In reality, there are DJs that already have hearing impairments and play music so loud one needs ear protection (noise cancelling headphones were not made for this but they would help here!)

and putting sunglasses on in dark dance rooms so that they cannot see anything of the dance crowd.

But instead, they annoy people constantly with permanent self-advertising instead of using the microphone for important information only (announcment of shows, unforseen events that hinder the festival, ...) .

To sum up, they do everything inversed.

I would welcome a DJ who does not care much about how they come across

more than about how their work comes across

which is reflected by the people dancing

who are forced to listen to your mix.


How much promotion does a DJ need during his/her set?

Since I am a lousy DJ regarding revenue,

I might be the wrong person to answer this question.

Still, I know that

Bachata social dancers going on international festivals

will not be sold something which they do not fancy.

I need to remind here that everybody can choose the teachers which they want to learn from,

but nobody can choose the songs nor DJs in a dance room which they attend

(as long as there are not multiple rooms, of course).

That is to say: People are exposed to the mix on the dance night no matter what.


This is quite the responsibility which DJs need to be aware of.

Most events do show schedules when DJs play to be able to choose from which is a good thing,

but the schedules are always sequential if only room is available.

And I doubt someone will go outside and play with their thumbs for 2 hours

to wait up to the point when their favorite DJ is playing.

In fact, most people do not even recognize which DJ is playing

because they simply do not care as long as they play good Bachata.

Which is actually the right way and makes deterministic DJs seem rather outdated.

Which DJ plays the latest hits - and how many?

I am always surprised how often DJs play the same songs over and over again

when you can choose from hundreds of great songs.

Yes I get it - when good new Bachata songs are out there,

everybody wants to play them because they love them as well

and because they want the songs to be played by THEM.

Nevertheless, on a party, the DJs should form a team where ideally

no single song is played more than twice

(except for it is exceptionally good or highly demanded).

On top, not every new song of famous artists is a good song

(even though the chance might be higher).

It seems like nobody can judge which song actually is a good song for dancing.


Should songs be composed after rules of danceability?

Recently I feel composers and DJs seem to be using more breaks in songs.

"Full breaks" (meaning audio volume going to 0)

as well as rhythmic sections (staccato bongo/guira or stop-and-go guitar parts)

-just like many popular songs of Romeo Santos-

which, I think, are specifically implemented to be interpreted on the dancefloor.


In principle this is an interesting idea and I think about the advantages and disadvantages of such an approach.

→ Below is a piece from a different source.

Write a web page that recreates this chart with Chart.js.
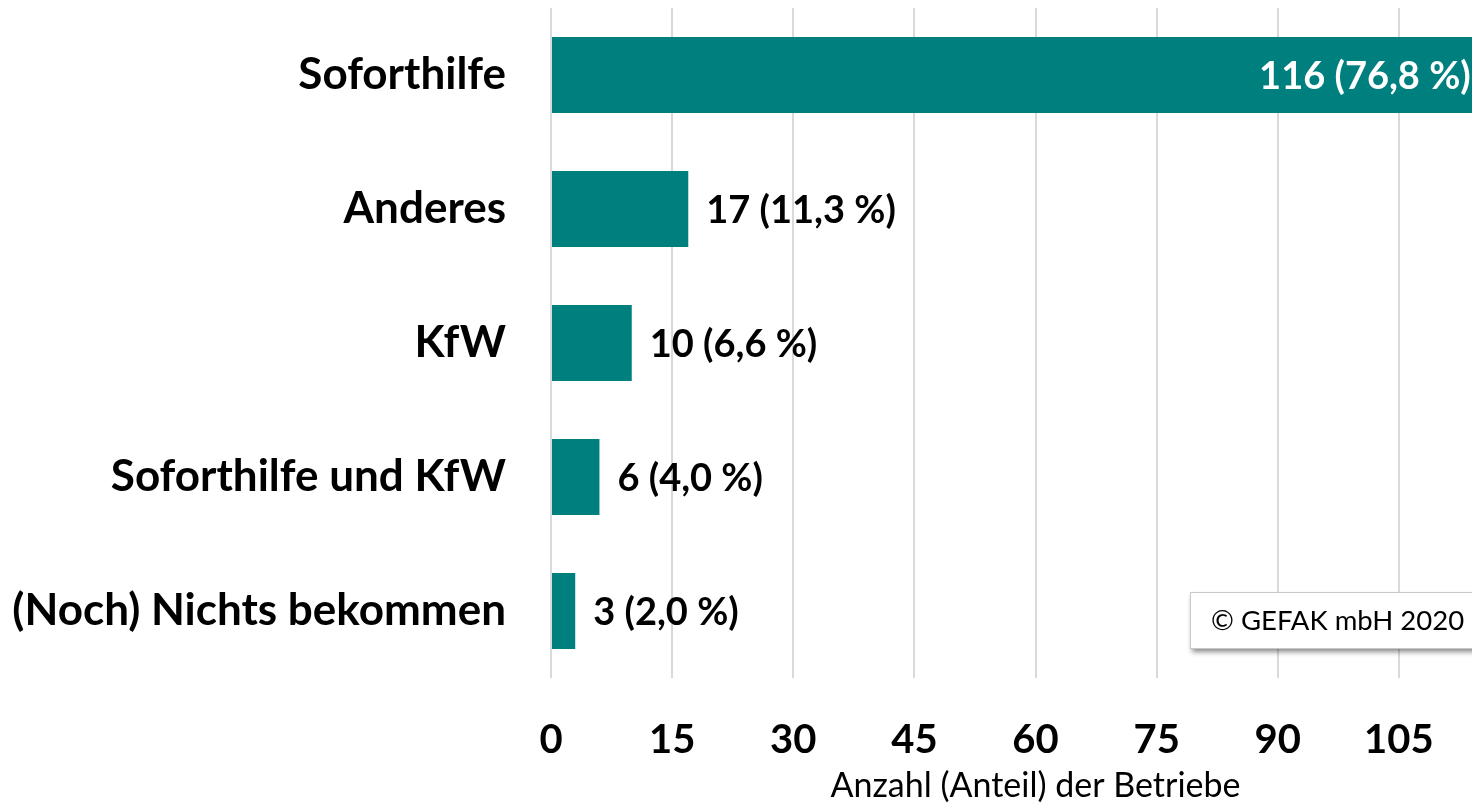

On the one hand, it gives songs more variability and uniqueness which is exactly what makes musical dancing fun,

on the other hand it, again, depends on how well a break is made:

If the breaks are implemented without preparation (without a musical introduction within the song),

they can only be used by "learning the song in detail" = listening to it a lot

which, in the end, is more like a semi-choreography.

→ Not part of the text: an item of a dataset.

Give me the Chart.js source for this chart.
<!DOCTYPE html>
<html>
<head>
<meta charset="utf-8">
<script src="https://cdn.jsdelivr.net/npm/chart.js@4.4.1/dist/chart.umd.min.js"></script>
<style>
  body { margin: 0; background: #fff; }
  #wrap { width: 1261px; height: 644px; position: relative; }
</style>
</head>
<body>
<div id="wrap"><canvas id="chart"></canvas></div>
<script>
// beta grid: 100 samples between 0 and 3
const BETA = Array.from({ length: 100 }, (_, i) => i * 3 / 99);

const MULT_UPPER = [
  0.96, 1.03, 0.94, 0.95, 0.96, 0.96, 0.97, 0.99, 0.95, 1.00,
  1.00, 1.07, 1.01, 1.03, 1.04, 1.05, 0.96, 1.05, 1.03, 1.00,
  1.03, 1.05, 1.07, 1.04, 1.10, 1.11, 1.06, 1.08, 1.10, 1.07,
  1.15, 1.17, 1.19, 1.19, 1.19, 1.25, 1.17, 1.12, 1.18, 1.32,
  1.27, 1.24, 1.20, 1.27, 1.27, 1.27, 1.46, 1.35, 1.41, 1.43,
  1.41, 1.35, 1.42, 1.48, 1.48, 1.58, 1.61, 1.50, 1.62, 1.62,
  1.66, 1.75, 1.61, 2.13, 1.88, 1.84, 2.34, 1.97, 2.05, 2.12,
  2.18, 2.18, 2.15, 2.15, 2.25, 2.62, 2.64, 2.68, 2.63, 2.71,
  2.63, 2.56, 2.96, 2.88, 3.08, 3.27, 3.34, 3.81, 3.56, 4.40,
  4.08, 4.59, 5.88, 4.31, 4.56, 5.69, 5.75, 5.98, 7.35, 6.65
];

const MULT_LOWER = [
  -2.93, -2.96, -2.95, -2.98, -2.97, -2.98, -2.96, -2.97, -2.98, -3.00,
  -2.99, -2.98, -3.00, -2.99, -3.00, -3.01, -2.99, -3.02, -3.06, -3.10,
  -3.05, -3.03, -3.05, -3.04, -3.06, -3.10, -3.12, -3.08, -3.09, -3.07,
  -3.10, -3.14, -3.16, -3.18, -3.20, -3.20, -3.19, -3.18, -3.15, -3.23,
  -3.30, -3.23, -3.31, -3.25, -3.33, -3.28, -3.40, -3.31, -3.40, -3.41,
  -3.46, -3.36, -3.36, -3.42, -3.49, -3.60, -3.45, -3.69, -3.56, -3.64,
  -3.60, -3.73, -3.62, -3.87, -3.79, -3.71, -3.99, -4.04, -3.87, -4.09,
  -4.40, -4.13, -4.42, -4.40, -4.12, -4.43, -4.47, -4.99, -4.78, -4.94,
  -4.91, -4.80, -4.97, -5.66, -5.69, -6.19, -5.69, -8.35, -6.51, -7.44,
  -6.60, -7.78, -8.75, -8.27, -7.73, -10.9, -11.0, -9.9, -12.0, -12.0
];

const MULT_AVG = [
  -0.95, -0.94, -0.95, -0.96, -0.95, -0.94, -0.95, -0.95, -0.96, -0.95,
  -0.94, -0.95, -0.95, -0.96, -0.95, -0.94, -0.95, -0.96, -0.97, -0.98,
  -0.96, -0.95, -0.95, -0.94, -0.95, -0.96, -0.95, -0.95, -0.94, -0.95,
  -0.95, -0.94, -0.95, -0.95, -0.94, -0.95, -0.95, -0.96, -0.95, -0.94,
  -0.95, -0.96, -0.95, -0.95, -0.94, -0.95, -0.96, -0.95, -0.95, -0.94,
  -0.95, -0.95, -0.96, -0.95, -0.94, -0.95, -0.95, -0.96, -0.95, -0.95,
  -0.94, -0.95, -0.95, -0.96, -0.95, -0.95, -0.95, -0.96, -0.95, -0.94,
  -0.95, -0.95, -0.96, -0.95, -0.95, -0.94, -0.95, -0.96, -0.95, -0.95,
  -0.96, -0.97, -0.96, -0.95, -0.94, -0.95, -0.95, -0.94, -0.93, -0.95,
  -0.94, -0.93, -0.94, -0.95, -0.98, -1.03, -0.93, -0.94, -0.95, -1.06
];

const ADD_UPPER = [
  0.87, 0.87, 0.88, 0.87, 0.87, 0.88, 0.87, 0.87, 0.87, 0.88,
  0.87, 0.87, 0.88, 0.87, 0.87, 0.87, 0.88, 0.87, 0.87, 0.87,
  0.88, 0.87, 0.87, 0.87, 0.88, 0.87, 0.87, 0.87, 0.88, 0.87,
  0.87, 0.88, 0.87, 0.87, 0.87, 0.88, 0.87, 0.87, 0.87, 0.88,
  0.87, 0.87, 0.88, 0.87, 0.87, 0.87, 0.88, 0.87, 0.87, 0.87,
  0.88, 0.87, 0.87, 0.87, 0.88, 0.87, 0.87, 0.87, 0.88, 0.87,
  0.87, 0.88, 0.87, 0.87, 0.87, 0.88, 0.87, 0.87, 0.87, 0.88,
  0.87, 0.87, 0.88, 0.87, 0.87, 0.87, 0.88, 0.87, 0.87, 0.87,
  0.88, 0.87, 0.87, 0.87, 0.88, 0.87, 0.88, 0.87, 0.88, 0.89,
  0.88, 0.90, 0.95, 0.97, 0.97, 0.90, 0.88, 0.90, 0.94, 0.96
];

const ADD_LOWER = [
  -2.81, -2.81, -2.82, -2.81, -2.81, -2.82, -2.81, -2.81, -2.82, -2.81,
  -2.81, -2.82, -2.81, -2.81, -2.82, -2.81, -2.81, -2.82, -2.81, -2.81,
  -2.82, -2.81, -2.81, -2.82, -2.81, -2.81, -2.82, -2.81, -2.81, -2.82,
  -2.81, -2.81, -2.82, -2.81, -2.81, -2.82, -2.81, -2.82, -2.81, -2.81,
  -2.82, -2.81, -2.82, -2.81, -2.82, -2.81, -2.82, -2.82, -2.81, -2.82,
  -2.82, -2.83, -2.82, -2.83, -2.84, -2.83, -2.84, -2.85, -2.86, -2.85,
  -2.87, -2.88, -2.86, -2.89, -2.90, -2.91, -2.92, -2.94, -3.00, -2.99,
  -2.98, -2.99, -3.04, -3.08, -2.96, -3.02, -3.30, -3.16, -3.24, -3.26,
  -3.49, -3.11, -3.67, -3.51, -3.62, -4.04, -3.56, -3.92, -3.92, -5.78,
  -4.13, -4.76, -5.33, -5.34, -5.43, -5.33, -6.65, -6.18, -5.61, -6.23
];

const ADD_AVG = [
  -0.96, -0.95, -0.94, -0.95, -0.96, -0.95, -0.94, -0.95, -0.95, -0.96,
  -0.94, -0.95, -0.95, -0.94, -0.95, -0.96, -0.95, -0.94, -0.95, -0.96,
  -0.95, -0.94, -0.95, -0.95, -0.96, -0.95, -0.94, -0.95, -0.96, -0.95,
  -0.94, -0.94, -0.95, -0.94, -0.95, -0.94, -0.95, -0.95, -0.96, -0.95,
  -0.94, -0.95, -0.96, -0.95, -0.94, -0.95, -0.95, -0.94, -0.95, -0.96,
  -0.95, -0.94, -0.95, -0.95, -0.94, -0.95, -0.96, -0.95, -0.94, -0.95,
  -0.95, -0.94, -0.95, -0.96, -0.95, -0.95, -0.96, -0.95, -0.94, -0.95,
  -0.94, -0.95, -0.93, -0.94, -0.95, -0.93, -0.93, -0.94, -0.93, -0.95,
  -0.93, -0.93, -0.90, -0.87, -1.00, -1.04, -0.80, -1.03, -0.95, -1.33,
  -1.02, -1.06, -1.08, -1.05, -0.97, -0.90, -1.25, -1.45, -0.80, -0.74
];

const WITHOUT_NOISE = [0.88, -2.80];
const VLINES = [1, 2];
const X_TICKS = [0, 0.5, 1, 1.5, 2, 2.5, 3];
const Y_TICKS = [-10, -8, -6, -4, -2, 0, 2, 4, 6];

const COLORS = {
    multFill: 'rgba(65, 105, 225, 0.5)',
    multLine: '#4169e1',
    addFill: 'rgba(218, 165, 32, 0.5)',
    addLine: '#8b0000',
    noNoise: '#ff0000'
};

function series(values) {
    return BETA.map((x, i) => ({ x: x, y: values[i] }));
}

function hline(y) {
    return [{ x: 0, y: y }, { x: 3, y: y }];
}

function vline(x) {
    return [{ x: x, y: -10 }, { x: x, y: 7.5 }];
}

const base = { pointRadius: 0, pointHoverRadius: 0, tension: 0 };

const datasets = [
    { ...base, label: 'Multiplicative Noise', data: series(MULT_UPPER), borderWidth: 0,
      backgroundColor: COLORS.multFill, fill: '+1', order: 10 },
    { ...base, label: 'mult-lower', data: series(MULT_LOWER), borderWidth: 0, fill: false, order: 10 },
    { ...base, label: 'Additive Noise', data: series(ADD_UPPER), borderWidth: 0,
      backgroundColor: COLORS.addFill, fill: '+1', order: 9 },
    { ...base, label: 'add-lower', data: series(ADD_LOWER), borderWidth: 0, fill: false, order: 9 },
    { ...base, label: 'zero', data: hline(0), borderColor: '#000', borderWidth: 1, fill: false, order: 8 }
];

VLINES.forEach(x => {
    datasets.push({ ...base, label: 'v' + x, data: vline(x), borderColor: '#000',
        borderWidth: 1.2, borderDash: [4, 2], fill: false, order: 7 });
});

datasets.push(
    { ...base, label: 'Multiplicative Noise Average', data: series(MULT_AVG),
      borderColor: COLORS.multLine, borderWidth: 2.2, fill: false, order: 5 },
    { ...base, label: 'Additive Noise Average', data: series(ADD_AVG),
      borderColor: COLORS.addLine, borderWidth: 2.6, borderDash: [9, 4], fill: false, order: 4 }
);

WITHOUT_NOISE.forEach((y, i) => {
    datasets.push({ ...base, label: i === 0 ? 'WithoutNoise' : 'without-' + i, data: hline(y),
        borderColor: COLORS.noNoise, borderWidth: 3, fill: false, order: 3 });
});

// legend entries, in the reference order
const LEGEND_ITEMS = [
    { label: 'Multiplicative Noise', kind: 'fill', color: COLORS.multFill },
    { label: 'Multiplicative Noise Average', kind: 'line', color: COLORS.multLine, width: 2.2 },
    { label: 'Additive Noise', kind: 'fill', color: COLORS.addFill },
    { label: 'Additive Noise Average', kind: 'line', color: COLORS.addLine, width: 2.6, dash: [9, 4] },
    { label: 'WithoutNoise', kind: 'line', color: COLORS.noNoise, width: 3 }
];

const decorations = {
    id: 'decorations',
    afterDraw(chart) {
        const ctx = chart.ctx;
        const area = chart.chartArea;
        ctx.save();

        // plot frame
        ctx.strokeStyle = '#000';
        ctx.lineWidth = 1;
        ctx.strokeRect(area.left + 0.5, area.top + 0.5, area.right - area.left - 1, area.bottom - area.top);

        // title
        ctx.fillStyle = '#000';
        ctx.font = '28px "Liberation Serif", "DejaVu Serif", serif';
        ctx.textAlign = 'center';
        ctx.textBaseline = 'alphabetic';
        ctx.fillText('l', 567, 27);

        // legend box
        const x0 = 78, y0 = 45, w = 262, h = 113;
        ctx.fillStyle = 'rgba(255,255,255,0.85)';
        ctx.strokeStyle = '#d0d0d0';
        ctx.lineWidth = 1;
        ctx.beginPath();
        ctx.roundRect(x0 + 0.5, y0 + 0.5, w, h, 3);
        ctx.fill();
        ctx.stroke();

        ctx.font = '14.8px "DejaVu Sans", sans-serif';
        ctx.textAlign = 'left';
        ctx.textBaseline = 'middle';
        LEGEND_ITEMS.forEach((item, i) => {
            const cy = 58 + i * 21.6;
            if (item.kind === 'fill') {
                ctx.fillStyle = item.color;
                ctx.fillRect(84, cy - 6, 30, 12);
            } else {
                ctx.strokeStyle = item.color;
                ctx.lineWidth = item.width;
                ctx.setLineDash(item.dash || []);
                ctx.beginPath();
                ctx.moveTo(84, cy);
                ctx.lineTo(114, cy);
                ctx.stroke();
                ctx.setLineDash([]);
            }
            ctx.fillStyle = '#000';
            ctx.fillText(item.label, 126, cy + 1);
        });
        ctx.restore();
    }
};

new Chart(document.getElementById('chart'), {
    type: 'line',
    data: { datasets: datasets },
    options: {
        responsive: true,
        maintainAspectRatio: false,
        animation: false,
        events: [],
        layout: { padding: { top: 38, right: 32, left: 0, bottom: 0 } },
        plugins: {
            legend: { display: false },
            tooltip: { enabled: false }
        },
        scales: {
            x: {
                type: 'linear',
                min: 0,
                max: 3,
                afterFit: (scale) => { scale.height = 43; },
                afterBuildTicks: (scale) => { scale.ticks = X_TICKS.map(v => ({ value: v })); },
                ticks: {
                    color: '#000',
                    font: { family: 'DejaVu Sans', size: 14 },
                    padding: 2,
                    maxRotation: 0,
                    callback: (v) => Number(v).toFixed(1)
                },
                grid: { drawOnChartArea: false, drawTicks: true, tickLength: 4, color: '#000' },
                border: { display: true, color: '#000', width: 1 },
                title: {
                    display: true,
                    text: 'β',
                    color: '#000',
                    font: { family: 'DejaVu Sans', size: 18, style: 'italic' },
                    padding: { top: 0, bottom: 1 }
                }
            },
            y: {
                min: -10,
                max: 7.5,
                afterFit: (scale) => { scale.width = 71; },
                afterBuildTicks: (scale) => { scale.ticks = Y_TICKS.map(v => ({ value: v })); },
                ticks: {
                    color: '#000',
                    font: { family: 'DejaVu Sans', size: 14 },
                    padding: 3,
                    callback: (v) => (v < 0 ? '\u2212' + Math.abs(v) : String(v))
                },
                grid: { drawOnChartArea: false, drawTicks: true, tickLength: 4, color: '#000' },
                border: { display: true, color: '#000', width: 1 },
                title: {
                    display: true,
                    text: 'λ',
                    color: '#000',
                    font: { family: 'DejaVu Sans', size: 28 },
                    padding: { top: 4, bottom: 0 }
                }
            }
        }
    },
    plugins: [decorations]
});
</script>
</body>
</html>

Moreover, a break should not be composed "just for the sake of a break" - it should have meaning in a song,

or at least some kind of connection to it, it needs to feel natural.

Otherwise it just feels really artificial and displaced.

Yes, one can still use accents but it is not that much fun to learn to match some random staccato pattern

- instead of finding such details in a song which was not meant to be danced when it was composed.


You could compare it to surfing as well:

nature never planned for humans to ride waves;

they just come into existence on the ocean because some storms form "randomly" (after laws of physics).

Yet, humans are creative and find a way to use this energy when it arrives on the beach

- just like with dancing on musical songs.

Meaning: I prefer to dance on songs which are not specifically composed for dancing

because I prefer selecting the music which is good for dancing and use these songs

but nevertheless, "dance-wise composed songs" could make a big difference for learning musical dancing,

so they can be very valuable as well.

And on top, if composed very well, one would not recognize the difference between an intentionally composed dance-song

versus one that just by chance happens to be suited for dancing

(as it probably is the case for many songs with participation of Mayinbito/sP Polanco).


Maybe it works to "condition" people with big breaks first

to later use the same "pseudo-musicality" on smaller breaks.

I doubt it will work this way but it is worth a try.

This way one might be able to avoid "un-training" of figures.

On a more practical note, since there are many slow productions due to musicality now,

the overall mix tends to be a bit too slow on many parties.

Would you place Dominican Bachata songs in a dance mix? And if so, where?

Dominican Bachata can be very refreshing in a mix due to its very simplicity in sound texture.

One can compare it with 8 bit compositions of early Nintendo NES games:

Since there were only 8 distinct sounds available on the memory cards,

composers had to be very creative regarding composition to make meaningful music.

Nowadays, with electronic music, there are endless possibilities of sound textures;

this is why the average compositoral quality (rhythm & melodies) of songs becomes worse on average

(also because of the vast amount of music produced nowadays because the hurdles of production sank drastically).


There are many Dominican Bachata songs which are very simple and which I would not play

because they are very interchangeable.

But the same effect like with 8 bit music can be seen for some composers

just like Joe Veras who did make very meaningful music.

Selecting and playing those good Dominican Bachata songs will add quality to any dance event,

not only very fast energetic Demonic Bachatas ;)


The spot of a Dominican song in a mix is a difficult question

since it differs strongly from "modern"/"western" Bachata songs

regarding sound texture.

I would play Dominican Bachata e.g. after experimental songs to "come back to Bachata",

before or after a Salsa part (especially if it got a Cha Cha element) or as energetic booster.

Romantic Dominican Bachatas can obviously replace Sensual songs

(even though I admit to prefer Sensual songs in this case most of the time).